Cal Thomas, Tribune Content Agency on

The contrast between President Biden’s first address to Congress last Wednesday night and the Republican response delivered by Sen. Tim Scott (R-SC) reminded me of another occasion between one long-winded and another profound speaker.

It was 1863 and the nationally known orator Edward Everett was the featured speaker in Gettysburg, Pennsylvania, to commemorate the soldiers who had died during that terrible battle.

Everett's speech was 1,607 words and lasted two hours.
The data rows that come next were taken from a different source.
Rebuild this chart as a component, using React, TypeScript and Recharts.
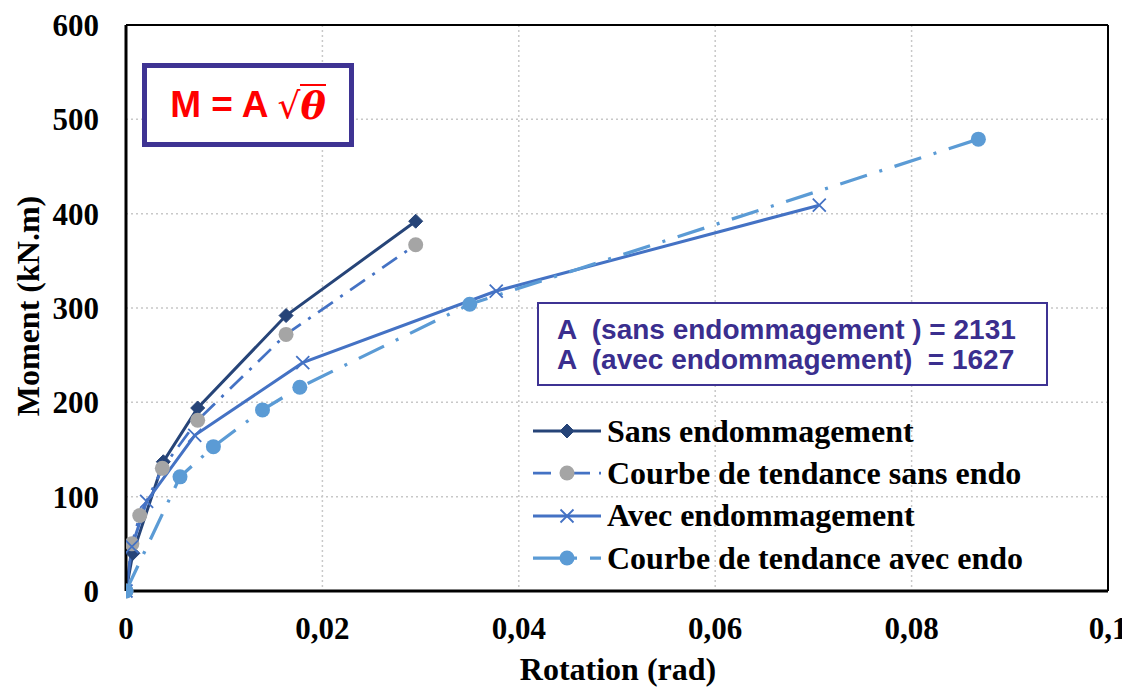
import { LineChart, Line, XAxis, YAxis, CartesianGrid, ReferenceLine } from 'recharts'

// rotation (rad) / moment (kN.m)
const sansEndo = [
  { x: 0, y: 0 },
  { x: 0.0007, y: 40 },
  { x: 0.0038, y: 137 },
  { x: 0.0073, y: 194 },
  { x: 0.0163, y: 292 },
  { x: 0.0295, y: 392 },
]

const sansTrend = [
  { x: 0, y: 0 },
  { x: 0.0006, y: 50 },
  { x: 0.0014, y: 80 },
  { x: 0.0037, y: 130 },
  { x: 0.0073, y: 181 },
  { x: 0.0163, y: 272 },
  { x: 0.0295, y: 367 },
]

const avecEndo = [
  { x: 0, y: 0 },
  { x: 0.0006, y: 47 },
  { x: 0.0021, y: 95 },
  { x: 0.007, y: 165 },
  { x: 0.018, y: 242 },
  { x: 0.0377, y: 318 },
  { x: 0.0706, y: 409 },
]

const avecTrend = [
  { x: 0, y: 0 },
  { x: 0.0055, y: 121 },
  { x: 0.0089, y: 153 },
  { x: 0.0139, y: 192 },
  { x: 0.0177, y: 216 },
  { x: 0.035, y: 304 },
  { x: 0.0868, y: 479 },
]

const xTicks = [0, 0.02, 0.04, 0.06, 0.08, 0.1]
const yTicks = [0, 100, 200, 300, 400, 500, 600]

const A_SANS = 2131
const A_AVEC = 1627

const SERIF = '"Liberation Serif", "Times New Roman", serif'
const SANS = '"Liberation Sans", Arial, sans-serif'

type Marker = 'diamond' | 'circle' | 'cross'

interface SeriesDef {
  name: string
  data: { x: number; y: number }[]
  stroke: string
  width: number
  dash?: string
  marker: Marker
  markerColor: string
}

const series: SeriesDef[] = [
  { name: 'Sans endommagement', data: sansEndo, stroke: '#264478', width: 3, marker: 'diamond', markerColor: '#264478' },
  { name: 'Courbe de tendance sans endo', data: sansTrend, stroke: '#4472C4', width: 2.75, dash: '18 9 3 9', marker: 'circle', markerColor: '#A5A5A5' },
  { name: 'Avec endommagement', data: avecEndo, stroke: '#4472C4', width: 3, marker: 'cross', markerColor: '#4472C4' },
  { name: 'Courbe de tendance avec endo', data: avecTrend, stroke: '#5B9BD5', width: 3.25, dash: '28 13 3 13', marker: 'circle', markerColor: '#5B9BD5' },
]

function drawMarker(kind: Marker, color: string, cx: number, cy: number, key?: string) {
  if (kind === 'diamond') {
    const r = 7
    return <path key={key} d={`M${cx},${cy - r}L${cx + r},${cy}L${cx},${cy + r}L${cx - r},${cy}Z`} fill={color} stroke={color} />
  }
  if (kind === 'circle') {
    return <circle key={key} cx={cx} cy={cy} r={7.5} fill={color} stroke="none" />
  }
  const r = 6.5
  return (
    <path key={key} d={`M${cx - r},${cy - r}L${cx + r},${cy + r}M${cx - r},${cy + r}L${cx + r},${cy - r}`}
      stroke={color} strokeWidth={1.8} fill="none" />
  )
}

const fmt = (v: number) => (v === 0 ? '0' : String(v).replace('.', ','))

const titleStyle = { fill: '#000', fontFamily: SERIF, fontWeight: 'bold', fontSize: 32 } as const
const tickStyle = { fill: '#000', fontFamily: SERIF, fontWeight: 'bold', fontSize: 31 }

function LegendBox() {
  return (
    <div style={{ position: 'absolute', left: 532, top: 410, fontFamily: SERIF, fontWeight: 'bold', fontSize: 32, color: '#000' }}>
      {series.map(s => (
        <div key={s.name} style={{ display: 'flex', alignItems: 'center', height: 42.3 }}>
          <svg width={70} height={20} style={{ marginRight: 5 }}>
            <line x1={1} y1={10} x2={69} y2={10} stroke={s.stroke} strokeWidth={s.width} strokeDasharray={s.dash} />
            {drawMarker(s.marker, s.markerColor, 35, 10)}
          </svg>
          <span style={{ whiteSpace: 'nowrap' }}>{s.name}</span>
        </div>
      ))}
    </div>
  )
}

export default function App() {
  return (
    <div style={{ position: 'relative', width: 1130, height: 688, marginTop: -8, marginLeft: -8, background: '#fff' }}>
      <LineChart width={1130} height={688} margin={{ top: 25, right: 22, bottom: 0, left: 0 }}>
        <CartesianGrid stroke="#C8C8C8" strokeWidth={1.5} strokeDasharray="2 3" />
        <XAxis
          type="number"
          dataKey="x"
          domain={[0, 0.1]}
          ticks={xTicks}
          tickFormatter={fmt}
          height={97}
          tickLine={false}
          tickSize={0}
          tickMargin={26}
          axisLine={{ stroke: '#000', strokeWidth: 3 }}
          tick={tickStyle}
          allowDataOverflow
          label={{
            content: () => (
              <text x={618} y={680} textAnchor="middle" style={titleStyle}>Rotation (rad)</text>
            ),
          }}
        />
        <YAxis
          type="number"
          dataKey="y"
          domain={[0, 600]}
          ticks={yTicks}
          width={126}
          tickLine={false}
          tickSize={0}
          tickMargin={27}
          axisLine={{ stroke: '#000', strokeWidth: 3 }}
          tick={tickStyle}
          label={{
            content: () => (
              <text x={39} y={306} transform="rotate(-90 39 306)" textAnchor="middle" style={titleStyle}>
                Moment (kN.m)
              </text>
            ),
          }}
        />
        <ReferenceLine y={600} stroke="#000" strokeWidth={2} />
        <ReferenceLine x={0.1} stroke="#000" strokeWidth={2} />
        {series.map(s => (
          <Line
            key={s.name}
            data={s.data}
            dataKey="y"
            name={s.name}
            type="linear"
            stroke={s.stroke}
            strokeWidth={s.width}
            strokeDasharray={s.dash}
            isAnimationActive={false}
            dot={(p: any) => drawMarker(s.marker, s.markerColor, p.cx, p.cy, `${s.name}-${p.index}`)}
            activeDot={false}
          />
        ))}
      </LineChart>

      <LegendBox />

      <div
        style={{
          position: 'absolute', left: 142, top: 63, width: 212, height: 84, boxSizing: 'border-box',
          border: '5px solid #3E3393', background: '#fff', display: 'flex', alignItems: 'center',
          justifyContent: 'center', color: '#FF0000', fontFamily: SANS, fontWeight: 'bold', fontSize: 37,
        }}
      >
        <span style={{ whiteSpace: 'pre' }}>M = A </span>
        <span style={{ fontFamily: '"DejaVu Serif", serif', fontWeight: 'normal', fontSize: 36 }}>√</span>
        <span style={{ fontFamily: '"DejaVu Serif", serif', fontStyle: 'italic', borderTop: '2px solid #FF0000', lineHeight: 1.05, fontSize: 38 }}>θ</span>
      </div>

      <div
        style={{
          position: 'absolute', left: 537, top: 302, width: 511, height: 84, boxSizing: 'border-box',
          border: '2px solid #3E3393', background: '#fff', color: '#3A2E8E', fontFamily: SANS,
          fontWeight: 'bold', fontSize: 28, lineHeight: '30px', padding: '11px 0 0 18px', whiteSpace: 'pre',
        }}
      >
        <div>{`A  (sans endommagement ) = ${A_SANS}`}</div>
        <div>{`A  (avec endommagement)  = ${A_AVEC}`}</div>
      </div>
    </div>
  )
}
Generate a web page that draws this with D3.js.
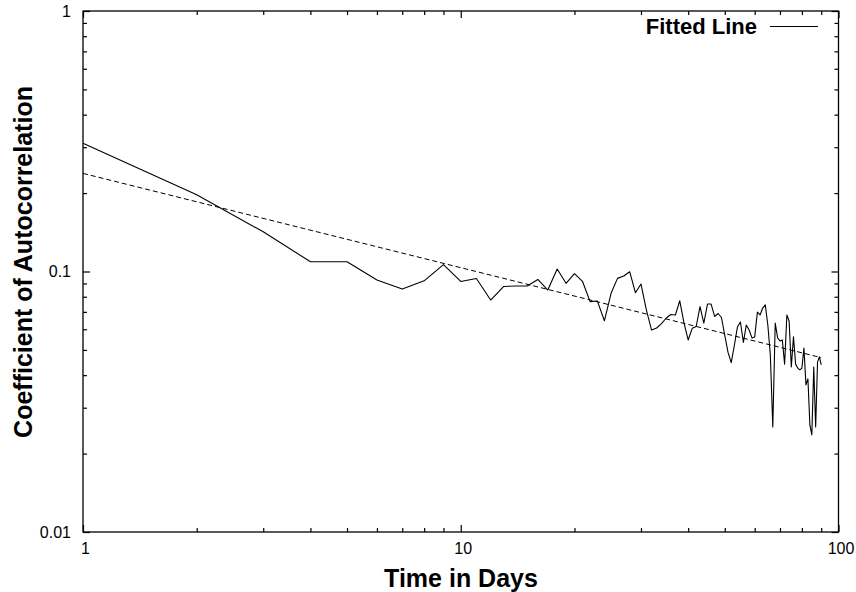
<!DOCTYPE html>
<html>
<head>
<meta charset="utf-8">
<script src="https://cdn.jsdelivr.net/npm/d3@7/dist/d3.min.js"></script>
<style>
  body { margin: 0; background: #fff; }
  svg { display: block; font-family: "Liberation Sans", Arial, Helvetica, sans-serif; }
</style>
</head>
<body>
<svg width="856" height="592"></svg>
<script>
// time lag (days) and autocorrelation
const days = [
  1, 2, 3, 4, 5, 6, 7, 8, 9, 10,
  11, 12, 13, 14, 15, 16, 17, 18, 19, 20,
  21, 22, 23, 24, 25, 26, 27, 28, 29, 30,
  31, 32, 33, 34, 35, 36, 37, 38, 39, 40,
  41, 42, 43, 44, 45, 46, 47, 48, 49, 50,
  51, 52, 53, 54, 55, 56, 57, 58, 59, 60,
  61, 62, 63, 64, 65, 66, 67, 68, 69, 70,
  71, 72, 73, 74, 75, 76, 77, 78, 79, 80,
  81, 82, 83, 84, 85, 86, 87, 88, 89, 90
];
const autocorr = [
  0.311, 0.197, 0.142, 0.109, 0.109, 0.0928, 0.0857, 0.0921, 0.1063, 0.0916,
  0.094, 0.0777, 0.0876, 0.088, 0.088, 0.0932, 0.0849, 0.1022, 0.0901, 0.0981,
  0.0917, 0.0766, 0.077, 0.0647, 0.0825, 0.0941, 0.0961, 0.0998, 0.0829, 0.0895,
  0.0712, 0.0596, 0.0607, 0.0631, 0.0663, 0.0684, 0.0681, 0.0772, 0.0634, 0.0546,
  0.0605, 0.0615, 0.0733, 0.0634, 0.075, 0.075, 0.0672, 0.069, 0.0666, 0.0568,
  0.0489, 0.0447, 0.052, 0.0612, 0.064, 0.0534, 0.0623, 0.0596, 0.0556, 0.0561,
  0.0699, 0.0681, 0.0724, 0.0744, 0.0623, 0.0478, 0.0253, 0.0634, 0.0556, 0.0541,
  0.0546, 0.0441, 0.0681, 0.0646, 0.043, 0.0561, 0.0441, 0.0426, 0.0419, 0.0426,
  0.0508, 0.0367, 0.0387, 0.0257, 0.0236, 0.043, 0.0253, 0.0449, 0.047, 0.0438
];

// power-law fit, end points
const fitDays = [1, 90];
const fitValues = [0.238, 0.0467];

const xMajor = [1, 10, 100];
const xMinor = [2, 3, 4, 5, 6, 7, 8, 9, 20, 30, 40, 50, 60, 70, 80, 90];
const yMajor = [0.01, 0.1, 1];
const yMinor = [0.02, 0.03, 0.04, 0.05, 0.06, 0.07, 0.08, 0.09,
  0.2, 0.3, 0.4, 0.5, 0.6, 0.7, 0.8, 0.9];

const legendLabel = "Fitted Line";

const svg = d3.select("svg");

const margin = { top: 11, left: 83, right: 17.5, bottom: 60 };
const width = 856 - margin.left - margin.right;
const height = 592 - margin.top - margin.bottom;

const graph = svg
  .append("g")
  .attr("transform", `translate(${margin.left},${margin.top})`);

const x = d3.scaleLog().domain([1, 100]).range([0, width]);
const y = d3.scaleLog().domain([0.01, 1]).range([height, 0]);

// axes, gnuplot style: ticks point inwards on all four sides
const fmt = (d) => (d >= 1 ? d3.format("d")(d) : String(d));

const styleAxis = (g) => {
  g.select(".domain").remove();
  g.selectAll(".tick line").attr("stroke", "#000").attr("stroke-width", 1.2);
  g.selectAll(".tick text")
    .attr("fill", "#000")
    .style("font-size", "16px")
    .style("font-family", "'Liberation Sans', Arial, Helvetica, sans-serif");
};

graph.append("g")
  .attr("transform", `translate(0,${height})`)
  .call(d3.axisBottom(x).tickValues(xMajor).tickFormat(fmt).tickSizeInner(-7).tickSizeOuter(0).tickPadding(11))
  .call(styleAxis)
  .selectAll(".tick text").attr("dx", 2);
graph.append("g")
  .attr("transform", `translate(0,${height})`)
  .call(d3.axisBottom(x).tickValues(xMinor).tickFormat("").tickSizeInner(-4).tickSizeOuter(0))
  .call(styleAxis);
graph.append("g")
  .call(d3.axisTop(x).tickValues(xMajor).tickFormat("").tickSizeInner(-7).tickSizeOuter(0))
  .call(styleAxis);
graph.append("g")
  .call(d3.axisTop(x).tickValues(xMinor).tickFormat("").tickSizeInner(-4).tickSizeOuter(0))
  .call(styleAxis);

graph.append("g")
  .call(d3.axisLeft(y).tickValues(yMajor).tickFormat(fmt).tickSizeInner(-7).tickSizeOuter(0).tickPadding(12))
  .call(styleAxis);
graph.append("g")
  .call(d3.axisLeft(y).tickValues(yMinor).tickFormat("").tickSizeInner(-4).tickSizeOuter(0))
  .call(styleAxis);
graph.append("g")
  .attr("transform", `translate(${width},0)`)
  .call(d3.axisRight(y).tickValues(yMajor).tickFormat("").tickSizeInner(-7).tickSizeOuter(0))
  .call(styleAxis);
graph.append("g")
  .attr("transform", `translate(${width},0)`)
  .call(d3.axisRight(y).tickValues(yMinor).tickFormat("").tickSizeInner(-4).tickSizeOuter(0))
  .call(styleAxis);

// frame
graph.append("rect")
  .attr("width", width)
  .attr("height", height)
  .attr("fill", "none")
  .attr("stroke", "#000")
  .attr("stroke-width", 1.3);

// data line
const line = d3.line()
  .x((d) => x(d[0]))
  .y((d) => y(d[1]));

graph.append("path")
  .datum(days.map((d, i) => [d, autocorr[i]]))
  .attr("d", line)
  .attr("fill", "none")
  .attr("stroke", "#000")
  .attr("stroke-width", 1.1)
  .attr("stroke-linejoin", "round");

// fitted line
graph.append("path")
  .datum(fitDays.map((d, i) => [d, fitValues[i]]))
  .attr("d", line)
  .attr("fill", "none")
  .attr("stroke", "#000")
  .attr("stroke-width", 1)
  .attr("stroke-dasharray", "5,3");

// legend
const legend = graph.append("g");
legend.append("text")
  .attr("x", 674)
  .attr("y", 15.5)
  .attr("dy", "0.35em")
  .attr("text-anchor", "end")
  .style("font-size", "22px")
  .style("font-weight", "bold")
  .text(legendLabel);
legend.append("line")
  .attr("x1", 687)
  .attr("x2", 735)
  .attr("y1", 15.5)
  .attr("y2", 15.5)
  .attr("stroke", "#000")
  .attr("stroke-width", 1.1);

// axis titles
svg.append("text")
  .attr("x", 461)
  .attr("y", 587)
  .attr("text-anchor", "middle")
  .style("font-size", "25px")
  .style("font-weight", "bold")
  .text("Time in Days");

svg.append("text")
  .attr("transform", "translate(32,262) rotate(-90)")
  .attr("text-anchor", "middle")
  .style("font-size", "25px")
  .style("font-weight", "bold")
  .text("Coefficient of Autocorrelation");
</script>
</body>
</html>
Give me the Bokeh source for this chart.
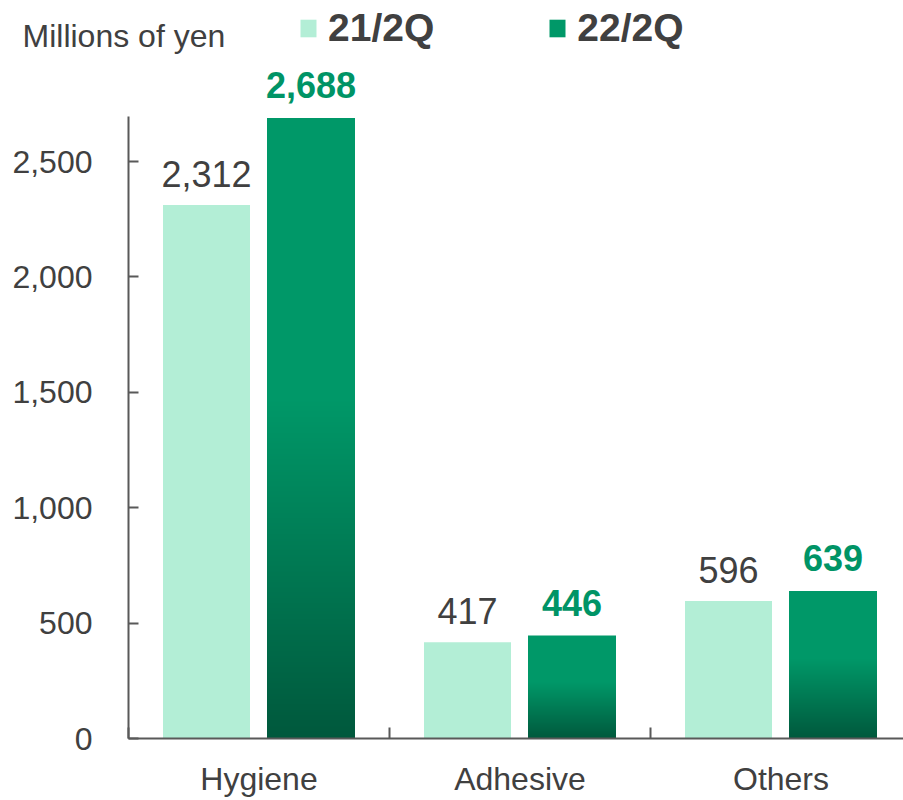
from bokeh.plotting import figure
from bokeh.models import (Range1d, FixedTicker, NumeralTickFormatter, ColumnDataSource,
                          Label, Legend, LegendItem)
from bokeh.core.properties import value
from bokeh.embed import file_html
from bokeh.resources import INLINE

# ---- data ----
categories = ["Hygiene", "Adhesive", "Others"]
series_names = ["21/2Q", "22/2Q"]
values_21 = [2312, 417, 596]
values_22 = [2688, 446, 639]
y_ticks = [0, 500, 1000, 1500, 2000, 2500]
unit_label = "Millions of yen"

# ---- style ----
FONT = "Liberation Sans"
GRAY = "#404040"
AXIS = "#595959"
LIGHT = "#b3eed6"
GREEN_TOP = (0, 152, 104)
GREEN_BOTTOM = (0, 88, 60)
LABEL_GREEN = "#009466"
SOLID_FROM = 0.55
W, H = 903, 800
PX_X = 261.0      # pixels per category
PX_Y = 0.2308     # pixels per unit
X0_PX, Y0_PX = 128, 738   # pixel position of the origin
# bar edges relative to the category centre, in pixels
L_EDGES = (-96, -9)
D_EDGES = (8, 96)
OVERLAP_PX = 0.6

p = figure(width=W, height=H, output_backend="svg", toolbar_location=None,
           x_range=Range1d(-X0_PX / PX_X, (W - X0_PX) / PX_X),
           y_range=Range1d(-(H - Y0_PX) / PX_Y, Y0_PX / PX_Y),
           min_border_left=0, min_border_right=0, min_border_top=0, min_border_bottom=0)
p.outline_line_color = None
p.xgrid.visible = False
p.ygrid.visible = False
p.background_fill_color = "white"
p.border_fill_color = "white"

n = len(categories)
xc = [i + 0.5 for i in range(n)]

def edges(c, e):
    return c + e[0] / PX_X, c + e[1] / PX_X

# light bars
src21 = ColumnDataSource(dict(x=[sum(edges(c, L_EDGES)) / 2 for c in xc],
                              left=[edges(c, L_EDGES)[0] for c in xc],
                              right=[edges(c, L_EDGES)[1] for c in xc],
                              top=values_21, bottom=[0] * n,
                              label=[f"{v:,}" for v in values_21]))
r21 = p.quad(left="left", right="right", top="top", bottom="bottom", source=src21,
             fill_color=LIGHT, line_color=None)

# dark bars: lower part is a vertical gradient made of one-pixel-row slices
# (each slightly overlapped by the next one), upper part solid
def mix(t):
    r = [round(GREEN_BOTTOM[j] + (GREEN_TOP[j] - GREEN_BOTTOM[j]) * t) for j in range(3)]
    return "#%02x%02x%02x" % tuple(r)

g = dict(left=[], right=[], bottom=[], top=[], color=[])
solid_bottoms = []
for c, v in zip(xc, values_22):
    x0, x1 = edges(c, D_EDGES)
    rows = int(round(v * SOLID_FROM * PX_Y))
    for k in range(rows):
        g["left"].append(x0); g["right"].append(x1)
        g["bottom"].append(max(0.0, (k - 0.5) / PX_Y))
        g["top"].append((k + 0.5 + OVERLAP_PX) / PX_Y)
        g["color"].append(mix((k + 0.5) / rows))
    solid_bottoms.append((rows - 0.5) / PX_Y)
p.quad(left="left", right="right", bottom="bottom", top="top", source=ColumnDataSource(g),
       fill_color="color", line_color=None)

src22 = ColumnDataSource(dict(x=[sum(edges(c, D_EDGES)) / 2 for c in xc],
                              left=[edges(c, D_EDGES)[0] for c in xc],
                              right=[edges(c, D_EDGES)[1] for c in xc],
                              top=values_22, bottom=solid_bottoms,
                              label=[f"{v:,}" for v in values_22]))
r22 = p.quad(left="left", right="right", top="top", bottom="bottom", source=src22,
             fill_color=mix(1.0), line_color=None)

# value labels
p.text(x="x", y="top", text="label", source=src21, text_align="center",
       text_baseline="alphabetic", y_offset=-31, text_font=value(FONT),
       text_font_size="36px", text_color=GRAY)
p.text(x="x", y="top", text="label", source=src22, text_align="center",
       text_baseline="alphabetic", y_offset=-33, text_font=value(FONT),
       text_font_size="36px", text_font_style="bold", text_color=LABEL_GREEN)

# y axis (drawn at x = 0)
ya = p.yaxis[0]
ya.fixed_location = 0
ya.ticker = FixedTicker(ticks=y_ticks)
ya.formatter = NumeralTickFormatter(format="0,0")
ya.bounds = (0, 2695)
ya.major_label_text_font = FONT
ya.major_label_text_font_size = "32px"
ya.major_label_text_color = GRAY
ya.major_tick_in = 10
ya.major_tick_out = 0
ya.major_tick_line_color = AXIS
ya.major_tick_line_width = 2
ya.minor_tick_line_color = None
ya.axis_line_color = AXIS
ya.axis_line_width = 2
ya.major_label_standoff = 36

# x axis (drawn at y = 0)
xa = p.xaxis[0]
xa.fixed_location = 0
xa.bounds = (0, n)
xa.ticker = FixedTicker(ticks=xc, minor_ticks=list(range(n + 1)))
xa.major_label_overrides = {xc[i]: categories[i] for i in range(n)}
xa.major_label_text_font = FONT
xa.major_label_text_font_size = "32px"
xa.major_label_text_color = GRAY
xa.major_tick_line_color = None
xa.major_tick_in = 0
xa.major_tick_out = 0
xa.minor_tick_in = 11
xa.minor_tick_out = 0
xa.minor_tick_line_color = AXIS
xa.minor_tick_line_width = 2
xa.axis_line_color = AXIS
xa.axis_line_width = 2
xa.major_label_standoff = 22

# legend
legend = Legend(items=[LegendItem(label=series_names[0], renderers=[r21]),
                       LegendItem(label=series_names[1], renderers=[r22])],
                orientation="horizontal", location=(298, H - 50),
                padding=0, margin=0, spacing=113, label_standoff=10,
                glyph_width=20, glyph_height=22, label_height=22,
                border_line_color=None, background_fill_alpha=0,
                label_text_font=FONT, label_text_font_size="39px",
                label_text_font_style="bold", label_text_color=GRAY)
p.add_layout(legend, "center")

p.add_layout(Label(x=22, y=H - 35, x_units="screen", y_units="screen", text=unit_label,
                   text_font=FONT, text_font_size="32px", text_color=GRAY,
                   text_baseline="alphabetic"))

open("out.html", "w").write(file_html(p, INLINE))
He was followed by President Abraham Lincoln, whose far more famous address, once memorized by schoolchildren as “The Gettysburg Address,” was 275 words and took a mere two minutes.

Everett later wrote Lincoln, praising his brief remarks for their “eloquent simplicity and appropriateness. … I should be glad, if I could flatter myself that I came as near to the central idea of the occasion, in two hours, as you did in two minutes.”

Biden wasn’t Everett and Scott was no Lincoln, but Scott in his brevity, along with his kind and optimistic spirit, delivered the superior speech.

Biden droned on about expanding the nanny state and offering to take care of everyone except those evil rich people who he claimed, as Democrats always do, are not paying their “fair share.” Neither he, nor any other Democrat, says what they mean by “fair.” There was no suggestion that any government program should be eliminated, or spending reduced.

 

Not everyone can be critical of another person without making it sound demeaning. Scott criticized Biden’s spending and other proposals without personal attacks (Are you listening Donald Trump?).

He rightly claimed the president had failed to unify the country, as he has repeatedly promised to do. By unity, it appears Biden means everyone has to agree with him.

In the battle of personal stories, Scott had the edge. Biden has been in political office for more than four decades. The question can be fairly asked why he hasn’t done more to solve the problems he claims exist?

Scott spoke openly about his “Christian faith” and even quoted a passage from the Old Testament. Biden and Democrats seem to think of government as a God-substitute.